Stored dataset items
* * * * * * *

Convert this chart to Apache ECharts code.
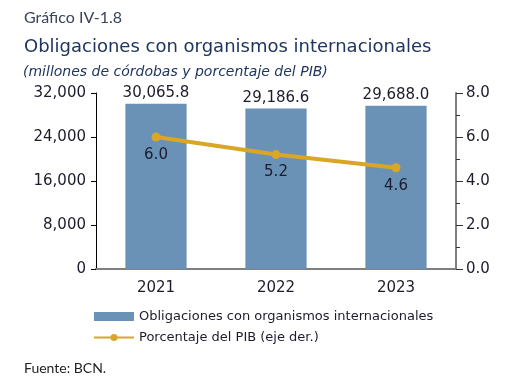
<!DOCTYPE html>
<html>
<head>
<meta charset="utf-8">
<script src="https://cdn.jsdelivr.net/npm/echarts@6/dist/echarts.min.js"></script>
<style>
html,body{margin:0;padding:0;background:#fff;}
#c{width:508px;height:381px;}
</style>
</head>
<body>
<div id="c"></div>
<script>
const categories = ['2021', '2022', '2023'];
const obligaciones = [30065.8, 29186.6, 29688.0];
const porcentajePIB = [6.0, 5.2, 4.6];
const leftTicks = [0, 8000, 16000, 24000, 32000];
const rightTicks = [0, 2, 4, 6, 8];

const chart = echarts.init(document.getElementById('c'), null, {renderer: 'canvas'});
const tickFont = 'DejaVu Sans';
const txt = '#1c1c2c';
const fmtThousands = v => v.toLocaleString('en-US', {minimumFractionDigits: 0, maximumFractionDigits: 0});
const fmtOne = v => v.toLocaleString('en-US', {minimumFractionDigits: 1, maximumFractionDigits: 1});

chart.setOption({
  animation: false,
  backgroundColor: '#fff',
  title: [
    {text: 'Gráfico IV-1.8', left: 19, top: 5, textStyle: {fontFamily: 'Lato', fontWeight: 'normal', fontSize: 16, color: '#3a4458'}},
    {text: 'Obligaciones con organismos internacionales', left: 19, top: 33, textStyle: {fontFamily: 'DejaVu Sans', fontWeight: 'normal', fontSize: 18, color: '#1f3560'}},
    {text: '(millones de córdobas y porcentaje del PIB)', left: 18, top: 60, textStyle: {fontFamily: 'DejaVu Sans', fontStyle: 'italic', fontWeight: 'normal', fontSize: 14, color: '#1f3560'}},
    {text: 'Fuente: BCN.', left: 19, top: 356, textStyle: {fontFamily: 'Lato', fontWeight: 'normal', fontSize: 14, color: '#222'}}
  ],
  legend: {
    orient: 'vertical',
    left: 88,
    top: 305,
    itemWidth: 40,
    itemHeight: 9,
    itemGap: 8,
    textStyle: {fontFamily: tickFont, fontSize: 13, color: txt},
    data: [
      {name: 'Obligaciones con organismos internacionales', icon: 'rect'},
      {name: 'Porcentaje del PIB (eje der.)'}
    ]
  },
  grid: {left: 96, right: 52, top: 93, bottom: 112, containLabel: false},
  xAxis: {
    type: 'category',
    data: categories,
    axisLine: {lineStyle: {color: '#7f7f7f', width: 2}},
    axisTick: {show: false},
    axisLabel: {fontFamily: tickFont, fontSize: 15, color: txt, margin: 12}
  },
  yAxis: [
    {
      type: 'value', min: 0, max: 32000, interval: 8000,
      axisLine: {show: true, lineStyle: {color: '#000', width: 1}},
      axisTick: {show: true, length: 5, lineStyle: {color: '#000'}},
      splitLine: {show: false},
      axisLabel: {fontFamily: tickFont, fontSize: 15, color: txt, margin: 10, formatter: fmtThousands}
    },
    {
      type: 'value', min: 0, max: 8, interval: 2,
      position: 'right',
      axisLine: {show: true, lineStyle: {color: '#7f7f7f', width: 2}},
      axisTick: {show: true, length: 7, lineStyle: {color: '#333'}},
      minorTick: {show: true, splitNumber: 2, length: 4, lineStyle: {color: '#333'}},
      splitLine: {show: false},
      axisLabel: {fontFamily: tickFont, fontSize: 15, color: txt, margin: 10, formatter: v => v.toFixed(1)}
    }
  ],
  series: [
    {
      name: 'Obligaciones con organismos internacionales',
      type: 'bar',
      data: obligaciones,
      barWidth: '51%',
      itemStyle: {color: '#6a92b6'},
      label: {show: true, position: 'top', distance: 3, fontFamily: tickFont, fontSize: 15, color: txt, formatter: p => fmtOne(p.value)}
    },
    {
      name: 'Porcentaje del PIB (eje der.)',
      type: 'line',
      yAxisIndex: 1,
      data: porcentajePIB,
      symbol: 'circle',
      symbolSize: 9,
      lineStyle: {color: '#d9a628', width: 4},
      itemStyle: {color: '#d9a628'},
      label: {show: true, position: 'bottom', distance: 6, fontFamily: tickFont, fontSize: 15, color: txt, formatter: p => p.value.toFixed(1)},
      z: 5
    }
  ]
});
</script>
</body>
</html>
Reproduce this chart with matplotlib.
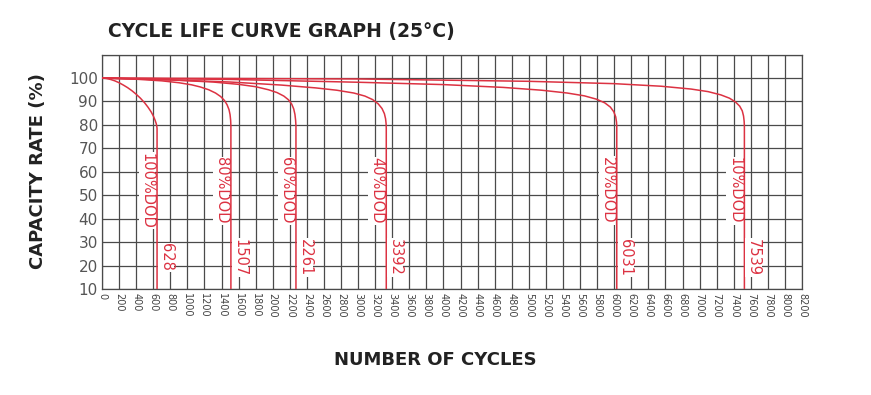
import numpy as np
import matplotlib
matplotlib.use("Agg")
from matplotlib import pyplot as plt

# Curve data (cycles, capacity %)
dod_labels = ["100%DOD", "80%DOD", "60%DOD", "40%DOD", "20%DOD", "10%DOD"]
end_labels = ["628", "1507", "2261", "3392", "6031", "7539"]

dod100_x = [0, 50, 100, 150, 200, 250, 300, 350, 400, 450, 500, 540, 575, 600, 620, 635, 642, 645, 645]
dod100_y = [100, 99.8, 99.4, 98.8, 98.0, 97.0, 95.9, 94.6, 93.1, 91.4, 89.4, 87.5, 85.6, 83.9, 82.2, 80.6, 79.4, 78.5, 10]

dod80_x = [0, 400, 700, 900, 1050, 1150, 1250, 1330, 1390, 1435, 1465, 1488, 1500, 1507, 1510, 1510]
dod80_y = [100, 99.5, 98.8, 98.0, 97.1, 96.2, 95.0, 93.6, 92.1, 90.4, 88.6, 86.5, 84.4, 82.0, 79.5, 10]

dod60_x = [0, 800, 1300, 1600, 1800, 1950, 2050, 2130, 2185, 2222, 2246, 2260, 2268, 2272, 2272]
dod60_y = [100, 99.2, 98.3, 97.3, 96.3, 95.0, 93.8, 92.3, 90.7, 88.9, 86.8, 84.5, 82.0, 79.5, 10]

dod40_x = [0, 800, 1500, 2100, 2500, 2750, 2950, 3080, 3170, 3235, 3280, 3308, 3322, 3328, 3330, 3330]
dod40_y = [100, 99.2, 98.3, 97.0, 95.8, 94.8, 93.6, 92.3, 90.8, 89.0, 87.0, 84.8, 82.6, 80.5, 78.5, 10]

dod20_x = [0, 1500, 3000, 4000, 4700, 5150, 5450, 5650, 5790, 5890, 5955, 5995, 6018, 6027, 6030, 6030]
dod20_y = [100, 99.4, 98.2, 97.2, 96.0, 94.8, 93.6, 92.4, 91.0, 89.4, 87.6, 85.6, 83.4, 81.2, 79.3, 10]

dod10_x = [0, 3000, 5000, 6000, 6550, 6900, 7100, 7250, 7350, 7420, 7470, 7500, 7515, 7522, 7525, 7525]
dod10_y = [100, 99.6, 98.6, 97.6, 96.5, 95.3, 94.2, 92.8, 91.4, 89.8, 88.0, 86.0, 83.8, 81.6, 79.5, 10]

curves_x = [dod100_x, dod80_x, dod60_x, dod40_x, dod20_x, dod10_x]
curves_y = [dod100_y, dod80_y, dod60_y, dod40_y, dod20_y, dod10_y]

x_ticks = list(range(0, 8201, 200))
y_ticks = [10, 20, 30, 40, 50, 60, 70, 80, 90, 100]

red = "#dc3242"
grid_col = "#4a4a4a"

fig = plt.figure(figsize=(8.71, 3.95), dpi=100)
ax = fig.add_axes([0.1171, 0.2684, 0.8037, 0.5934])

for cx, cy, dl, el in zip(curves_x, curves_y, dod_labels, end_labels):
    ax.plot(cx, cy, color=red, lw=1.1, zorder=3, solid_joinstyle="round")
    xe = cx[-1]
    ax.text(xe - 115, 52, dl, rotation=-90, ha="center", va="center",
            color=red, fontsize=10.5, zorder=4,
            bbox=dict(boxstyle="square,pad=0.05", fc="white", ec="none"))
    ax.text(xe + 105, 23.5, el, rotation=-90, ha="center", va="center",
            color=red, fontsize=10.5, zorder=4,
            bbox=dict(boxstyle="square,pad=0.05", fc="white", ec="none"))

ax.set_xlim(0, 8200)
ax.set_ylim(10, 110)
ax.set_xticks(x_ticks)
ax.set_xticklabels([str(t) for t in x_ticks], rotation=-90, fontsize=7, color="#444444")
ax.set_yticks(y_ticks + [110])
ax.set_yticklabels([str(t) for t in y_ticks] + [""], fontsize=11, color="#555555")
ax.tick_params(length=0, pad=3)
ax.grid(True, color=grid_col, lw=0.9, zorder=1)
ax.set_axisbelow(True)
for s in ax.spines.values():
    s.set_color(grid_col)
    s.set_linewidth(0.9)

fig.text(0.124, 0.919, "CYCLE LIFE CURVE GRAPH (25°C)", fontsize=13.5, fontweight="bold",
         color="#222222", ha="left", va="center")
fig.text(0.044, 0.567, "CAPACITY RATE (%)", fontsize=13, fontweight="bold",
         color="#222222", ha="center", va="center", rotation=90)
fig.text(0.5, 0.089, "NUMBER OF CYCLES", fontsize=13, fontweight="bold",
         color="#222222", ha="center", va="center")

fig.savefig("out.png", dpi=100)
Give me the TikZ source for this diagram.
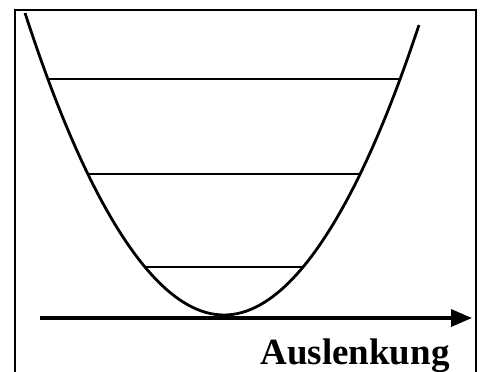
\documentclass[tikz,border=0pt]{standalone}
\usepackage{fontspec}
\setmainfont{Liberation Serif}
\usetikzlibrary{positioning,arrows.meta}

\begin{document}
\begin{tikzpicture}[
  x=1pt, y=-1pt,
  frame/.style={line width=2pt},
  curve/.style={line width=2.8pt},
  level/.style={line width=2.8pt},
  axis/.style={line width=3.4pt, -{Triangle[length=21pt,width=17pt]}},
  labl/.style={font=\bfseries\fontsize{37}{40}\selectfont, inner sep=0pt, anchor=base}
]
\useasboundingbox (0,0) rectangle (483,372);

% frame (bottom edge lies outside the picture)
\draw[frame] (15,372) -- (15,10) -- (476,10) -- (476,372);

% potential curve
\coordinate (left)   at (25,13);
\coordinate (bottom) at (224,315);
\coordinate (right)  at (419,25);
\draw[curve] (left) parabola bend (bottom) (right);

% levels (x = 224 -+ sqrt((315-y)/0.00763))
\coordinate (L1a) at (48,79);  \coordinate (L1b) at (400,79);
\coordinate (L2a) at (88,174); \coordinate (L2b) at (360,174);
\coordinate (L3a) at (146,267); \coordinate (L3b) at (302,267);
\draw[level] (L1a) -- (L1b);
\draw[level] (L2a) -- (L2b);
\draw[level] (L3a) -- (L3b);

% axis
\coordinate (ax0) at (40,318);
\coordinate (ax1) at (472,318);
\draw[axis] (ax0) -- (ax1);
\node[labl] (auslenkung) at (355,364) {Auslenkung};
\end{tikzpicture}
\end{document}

* * * * * * *

## TASK DESCRIPTION
Print exactly the first line of the entries and every line after it through the one that contains "const fmtOne = v", leaving the pictures out.

## FINISHED EXERCISE
Convert this chart to Apache ECharts code.
<!DOCTYPE html>
<html>
<head>
<meta charset="utf-8">
<script src="https://cdn.jsdelivr.net/npm/echarts@6/dist/echarts.min.js"></script>
<style>
html,body{margin:0;padding:0;background:#fff;}
#c{width:508px;height:381px;}
</style>
</head>
<body>
<div id="c"></div>
<script>
const categories = ['2021', '2022', '2023'];
const obligaciones = [30065.8, 29186.6, 29688.0];
const porcentajePIB = [6.0, 5.2, 4.6];
const leftTicks = [0, 8000, 16000, 24000, 32000];
const rightTicks = [0, 2, 4, 6, 8];

const chart = echarts.init(document.getElementById('c'), null, {renderer: 'canvas'});
const tickFont = 'DejaVu Sans';
const txt = '#1c1c2c';
const fmtThousands = v => v.toLocaleString('en-US', {minimumFractionDigits: 0, maximumFractionDigits: 0});
const fmtOne = v => v.toLocaleString('en-US', {minimumFractionDigits: 1, maximumFractionDigits: 1});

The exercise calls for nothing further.